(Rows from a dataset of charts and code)
***

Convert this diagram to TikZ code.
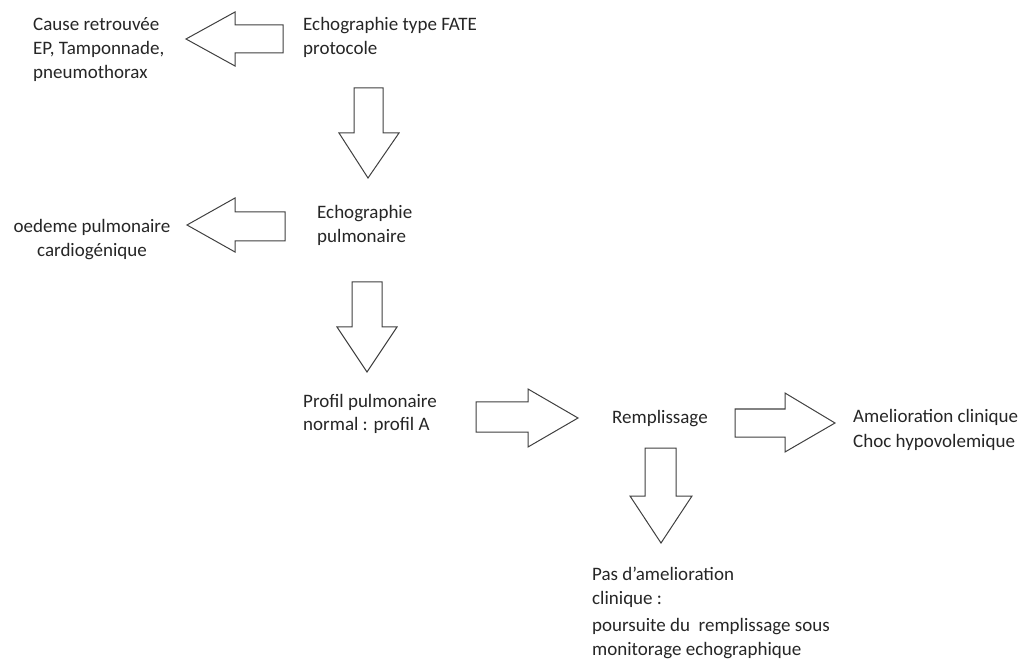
\documentclass[tikz,border=0pt]{standalone}
\usepackage{fontspec}
\setmainfont{Carlito}
\begin{document}
\begin{tikzpicture}[x=1pt,y=-1pt]
\tikzset{
  blockarrow/.style={draw=black!75, line width=1pt, fill=white, line join=miter},
  lbl/.style={inner sep=0pt, anchor=base west, text=black!85, font=\fontsize{19}{24}\selectfont},
}
\useasboundingbox[fill=white] (0,0) rectangle (1026,668);

% texts
\node[lbl] (cause) at (33,31) {\begin{tabular}[t]{@{}l@{}}Cause retrouvée\\EP, Tamponnade,\\pneumothorax\end{tabular}};
\node[lbl] (fate) at (303,31) {\begin{tabular}[t]{@{}l@{}}Echographie type FATE\\protocole\end{tabular}};
\node[lbl, anchor=base] (oap) at (92,233) {\begin{tabular}[t]{@{}c@{}}oedeme pulmonaire\\cardiogénique\end{tabular}};
\node[lbl] (echopulm) at (317,219) {\begin{tabular}[t]{@{}l@{}}Echographie\\pulmonaire\end{tabular}};
\node[lbl] (profil) at (303,407) {\begin{tabular}[t]{@{}l@{}}Profil pulmonaire\\normal : profil A\end{tabular}};
\node[lbl] (rempl) at (612,423) {Remplissage};
\node[lbl] (amel) at (853,422) {\begin{tabular}[t]{@{}l@{}}Amelioration clinique\\[1pt]Choc hypovolemique\end{tabular}};
\node[lbl] (pas) at (592,580) {\begin{tabular}[t]{@{}l@{}}Pas d'amelioration\\clinique :\\[3pt]poursuite du\ \ remplissage sous\\monitorage echographique\end{tabular}};

% block arrows
\draw[blockarrow] (283,25) -- (235,25) -- (235,12) -- (186,39) -- (235,66) -- (235,53) -- (283,53) -- cycle;
\draw[blockarrow] (354,88) -- (383,88) -- (383,133) -- (399,133) -- (368,178) -- (339,133) -- (354,133) -- cycle;
\draw[blockarrow] (285,212) -- (235,212) -- (235,198) -- (187,225) -- (235,252) -- (235,241) -- (285,241) -- cycle;
\draw[blockarrow] (352,282) -- (382,282) -- (382,327) -- (397,327) -- (367,372) -- (337,327) -- (352,327) -- cycle;
\draw[blockarrow] (476,402) -- (528,402) -- (528,389) -- (578,418) -- (528,447) -- (528,432) -- (476,432) -- cycle;
\draw[blockarrow] (735,409) -- (785,409) -- (785,393) -- (835,423) -- (785,452) -- (785,437) -- (735,437) -- cycle;
\draw[blockarrow] (645,448) -- (676,448) -- (676,496) -- (692,496) -- (661,543) -- (630,496) -- (645,496) -- cycle;
\end{tikzpicture}
\end{document}
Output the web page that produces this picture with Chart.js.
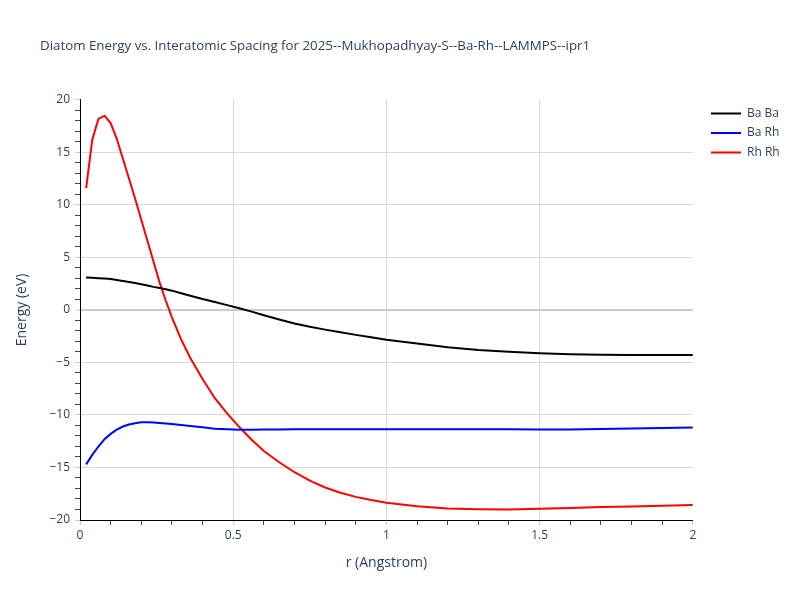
<!DOCTYPE html>
<html>
<head>
<meta charset="utf-8">
<script src="https://cdn.jsdelivr.net/npm/chart.js@4"></script>
<style>
    body { margin: 0; background: #fff; }
</style>
</head>
<body>
<canvas id="diatomChart" width="800" height="600"></canvas>
<script>
// ===============================
// Data
// ===============================
const rValues = [0.02, 0.04, 0.06, 0.08, 0.10, 0.12, 0.14, 0.16, 0.18, 0.20,
    0.22, 0.24, 0.26, 0.28, 0.30, 0.33, 0.36, 0.40, 0.44, 0.48,
    0.52, 0.56, 0.60, 0.65, 0.70, 0.75, 0.80, 0.85, 0.90, 0.95,
    1.00, 1.10, 1.20, 1.30, 1.40, 1.50, 1.60, 1.70, 1.80, 1.90, 2.00];

const baBa = [3.10, 3.07, 3.03, 3.00, 2.95, 2.86, 2.76, 2.66, 2.56, 2.45,
    2.33, 2.20, 2.10, 1.97, 1.84, 1.60, 1.35, 1.04, 0.76, 0.46,
    0.16, -0.16, -0.50, -0.90, -1.28, -1.60, -1.87, -2.12, -2.37, -2.60,
    -2.83, -3.20, -3.55, -3.80, -3.98, -4.13, -4.22, -4.27, -4.29, -4.29, -4.29];

const baRh = [-14.7, -13.8, -13.0, -12.3, -11.8, -11.4, -11.1, -10.9, -10.78, -10.7,
    -10.7, -10.72, -10.76, -10.8, -10.86, -10.95, -11.05, -11.17, -11.3, -11.36,
    -11.4, -11.4, -11.39, -11.37, -11.36, -11.35, -11.35, -11.35, -11.35, -11.35,
    -11.35, -11.35, -11.35, -11.35, -11.36, -11.37, -11.38, -11.33, -11.28, -11.24, -11.2];

const rhRh = [11.6, 16.2, 18.2, 18.5, 17.8, 16.3, 14.4, 12.5, 10.6, 8.6,
    6.6, 4.6, 2.6, 0.88, -0.7, -2.8, -4.57, -6.57, -8.4, -9.85,
    -11.15, -12.35, -13.43, -14.5, -15.45, -16.25, -16.9, -17.4, -17.8, -18.1,
    -18.35, -18.7, -18.9, -18.98, -19.0, -18.93, -18.85, -18.77, -18.72, -18.65, -18.57];

const seriesNames = ["Ba Ba", "Ba Rh", "Rh Rh"];
const seriesColors = ["#000000", "#0000ff", "#ff0000"];

const textColor = "#2a3f5f";
const fontFamily = "'Open Sans', 'DejaVu Sans', sans-serif";
const legendPadding = 7.5;

function toPoints(values) {
    return rValues.map((r, i) => ({ x: r, y: values[i] }));
}

function minus(v) {
    return String(v).replace("-", "\u2212");
}

function makeDataset(i, values) {
    return {
        label: seriesNames[i],
        data: toPoints(values),
        borderColor: seriesColors[i],
        backgroundColor: seriesColors[i],
        borderWidth: 2
    };
}

// nudge title and legend to where the reference has them
const nudge = {
    id: "nudge",
    afterLayout(chart) {
        if (chart.titleBlock) {
            chart.titleBlock.left = 40;
        }
        if (chart.legend) {
            const shift = 711 - (chart.legend.left + legendPadding);
            chart.legend.left += shift;
            chart.legend.right += shift;
        }
    }
};

new Chart(document.getElementById("diatomChart"), {
    type: "line",
    data: {
        datasets: [
            makeDataset(0, baBa),
            makeDataset(1, baRh),
            makeDataset(2, rhRh)
        ]
    },
    options: {
        responsive: false,
        animation: false,
        elements: {
            point: { radius: 0 },
            line: { borderWidth: 2, tension: 0 }
        },
        layout: {
            padding: { left: 0, right: 21, top: 0, bottom: 0 }
        },
        plugins: {
            title: {
                display: true,
                text: "Diatom Energy vs. Interatomic Spacing for 2025--Mukhopadhyay-S--Ba-Rh--LAMMPS--ipr1",
                align: "start",
                color: textColor,
                font: { family: fontFamily, size: 13.3, weight: "normal" },
                padding: { top: 38, bottom: 46 }
            },
            legend: {
                position: "right",
                align: "start",
                fullSize: false,
                labels: {
                    color: textColor,
                    font: { family: fontFamily, size: 12 },
                    usePointStyle: true,
                    pointStyle: "line",
                    pointStyleWidth: 30,
                    padding: legendPadding
                }
            },
            tooltip: { enabled: false }
        },
        scales: {
            x: {
                type: "linear",
                min: 0,
                max: 2,
                afterFit(scale) { scale.height = 80; },
                ticks: {
                    stepSize: 0.1,
                    autoSkip: false,
                    maxRotation: 0,
                    padding: 3,
                    color: textColor,
                    font: { family: fontFamily, size: 12 },
                    callback: function (value) {
                        const half = Math.round(value * 2);
                        if (Math.abs(value * 2 - half) < 1e-6) {
                            return String(half / 2);
                        }
                        return "";
                    }
                },
                grid: {
                    color: function (ctx) {
                        const v = ctx.tick ? ctx.tick.value : 0;
                        const half = Math.abs(v * 2 - Math.round(v * 2)) < 1e-6;
                        if (!half || v < 1e-6 || v > 1.999) return "rgba(0,0,0,0)";
                        return "#d9d9d9";
                    },
                    tickColor: function (ctx) {
                        const v = ctx.tick ? ctx.tick.value : 0;
                        return Math.abs(v * 2 - Math.round(v * 2)) < 1e-6 ? "#cccccc" : "#444444";
                    },
                    tickLength: 5,
                    tickWidth: 1
                },
                border: { color: "#000000", width: 1 },
                title: {
                    display: true,
                    text: "r (Angstrom)",
                    color: textColor,
                    font: { family: fontFamily, size: 14 },
                    padding: { top: 0, bottom: 28.6 }
                }
            },
            y: {
                min: -20,
                max: 20,
                afterFit(scale) { scale.width = 80; },
                ticks: {
                    stepSize: 1,
                    autoSkip: false,
                    padding: 5,
                    color: textColor,
                    font: { family: fontFamily, size: 12 },
                    callback: function (value) {
                        return value % 5 === 0 ? minus(value) : "";
                    }
                },
                grid: {
                    color: function (ctx) {
                        const v = ctx.tick ? ctx.tick.value : 0;
                        if (v % 5 !== 0 || v === 20) return "rgba(0,0,0,0)";
                        return v === 0 ? "#cccccc" : "#d9d9d9";
                    },
                    lineWidth: function (ctx) {
                        return ctx.tick && ctx.tick.value === 0 ? 2 : 1;
                    },
                    tickColor: function (ctx) {
                        const v = ctx.tick ? ctx.tick.value : 0;
                        return v % 5 === 0 ? "#cccccc" : "#444444";
                    },
                    tickLength: 5,
                    tickWidth: 1
                },
                border: { color: "#000000", width: 1 },
                title: {
                    display: true,
                    text: "Energy (eV)",
                    color: textColor,
                    font: { family: fontFamily, size: 14 },
                    padding: { top: 13.6, bottom: 0 }
                }
            }
        }
    },
    plugins: [nudge]
});
</script>
</body>
</html>
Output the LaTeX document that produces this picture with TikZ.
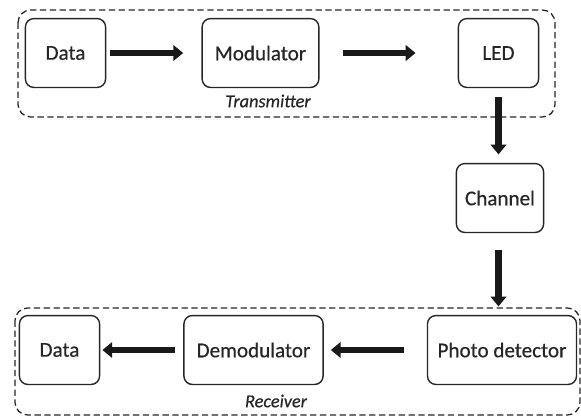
\documentclass[tikz,border=0pt]{standalone}
\usepackage{fontspec}
\setmainfont{Carlito}
\newfontfamily\boxfont[FakeBold=0.5]{Carlito}
\usetikzlibrary{arrows.meta, positioning}
\usepackage{xcolor}

\begin{document}
\begin{tikzpicture}[
x=0.025cm, y=-0.025cm,
box/.style={draw=black!85,
line width=1pt,
rectangle,
rounded corners=6pt,
minimum height=49pt,
align=center,
text=black!85,
font=\boxfont\fontsize{15}{18}\selectfont},
group/.style={draw=black!85,
line width=0.9pt,
dash pattern=on 4.5pt off 2.5pt,
rounded corners=9pt},
tag/.style={text=black!85, font=\boxfont\fontsize{13}{15}\selectfont\itshape},
arrow/.style={-{Triangle[length=7pt, width=11pt]}, line width=4.3pt, black!90}
]

\useasboundingbox (0,0) rectangle (581,417);

% transmitter side
\draw[group] (18,10) rectangle (555,117);
\node[box, minimum width=57pt] (data) at (65.5,53) {Data};
\node[box, minimum width=83pt] (mod) at (260.5,53) {Modulator};
\node[box, minimum width=57pt] (led) at (498.5,53) {LED};
\node[tag] (tx) at (268,101) {Transmitter};

% channel
\node[box, minimum width=62pt] (chan) at (500,198) {Channel};

% receiver side
\draw[group] (15,308) rectangle (580,415);
\node[box, minimum width=106pt] (photo) at (502,350) {Photo detector};
\node[box, minimum width=99pt] (demod) at (253.5,350) {Demodulator};
\node[box, minimum width=57pt] (data2) at (59.5,350) {Data};
\node[tag] (rx) at (276,401) {Receiver};

\draw[arrow, shorten <=3pt, shorten >=13pt] (data) -- (mod);
\draw[arrow, shorten <=17pt, shorten >=30pt] (mod) -- (led);
\draw[arrow, shorten <=6pt, shorten >=6pt] (led) -- (led |- chan.north);
\draw[arrow, shorten <=12pt, shorten >=6pt] (chan.south -| led) -- (led |- photo.north);
\draw[arrow, shorten <=16pt, shorten >=5pt] (photo) -- (demod);
\draw[arrow, shorten <=6pt, shorten >=1.5pt] (demod) -- (data2);

\end{tikzpicture}
\end{document}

***

• _Work required_:
From the first line above down to the line with "(pas) at (592,580)", reproduce every line and no others, omitting pictures.

• _Correct answer_:
Convert this diagram to TikZ code.
\documentclass[tikz,border=0pt]{standalone}
\usepackage{fontspec}
\setmainfont{Carlito}
\begin{document}
\begin{tikzpicture}[x=1pt,y=-1pt]
\tikzset{
  blockarrow/.style={draw=black!75, line width=1pt, fill=white, line join=miter},
  lbl/.style={inner sep=0pt, anchor=base west, text=black!85, font=\fontsize{19}{24}\selectfont},
}
\useasboundingbox[fill=white] (0,0) rectangle (1026,668);

% texts
\node[lbl] (cause) at (33,31) {\begin{tabular}[t]{@{}l@{}}Cause retrouvée\\EP, Tamponnade,\\pneumothorax\end{tabular}};
\node[lbl] (fate) at (303,31) {\begin{tabular}[t]{@{}l@{}}Echographie type FATE\\protocole\end{tabular}};
\node[lbl, anchor=base] (oap) at (92,233) {\begin{tabular}[t]{@{}c@{}}oedeme pulmonaire\\cardiogénique\end{tabular}};
\node[lbl] (echopulm) at (317,219) {\begin{tabular}[t]{@{}l@{}}Echographie\\pulmonaire\end{tabular}};
\node[lbl] (profil) at (303,407) {\begin{tabular}[t]{@{}l@{}}Profil pulmonaire\\normal : profil A\end{tabular}};
\node[lbl] (rempl) at (612,423) {Remplissage};
\node[lbl] (amel) at (853,422) {\begin{tabular}[t]{@{}l@{}}Amelioration clinique\\[1pt]Choc hypovolemique\end{tabular}};
\node[lbl] (pas) at (592,580) {\begin{tabular}[t]{@{}l@{}}Pas d'amelioration\\clinique :\\[3pt]poursuite du\ \ remplissage sous\\monitorage echographique\end{tabular}};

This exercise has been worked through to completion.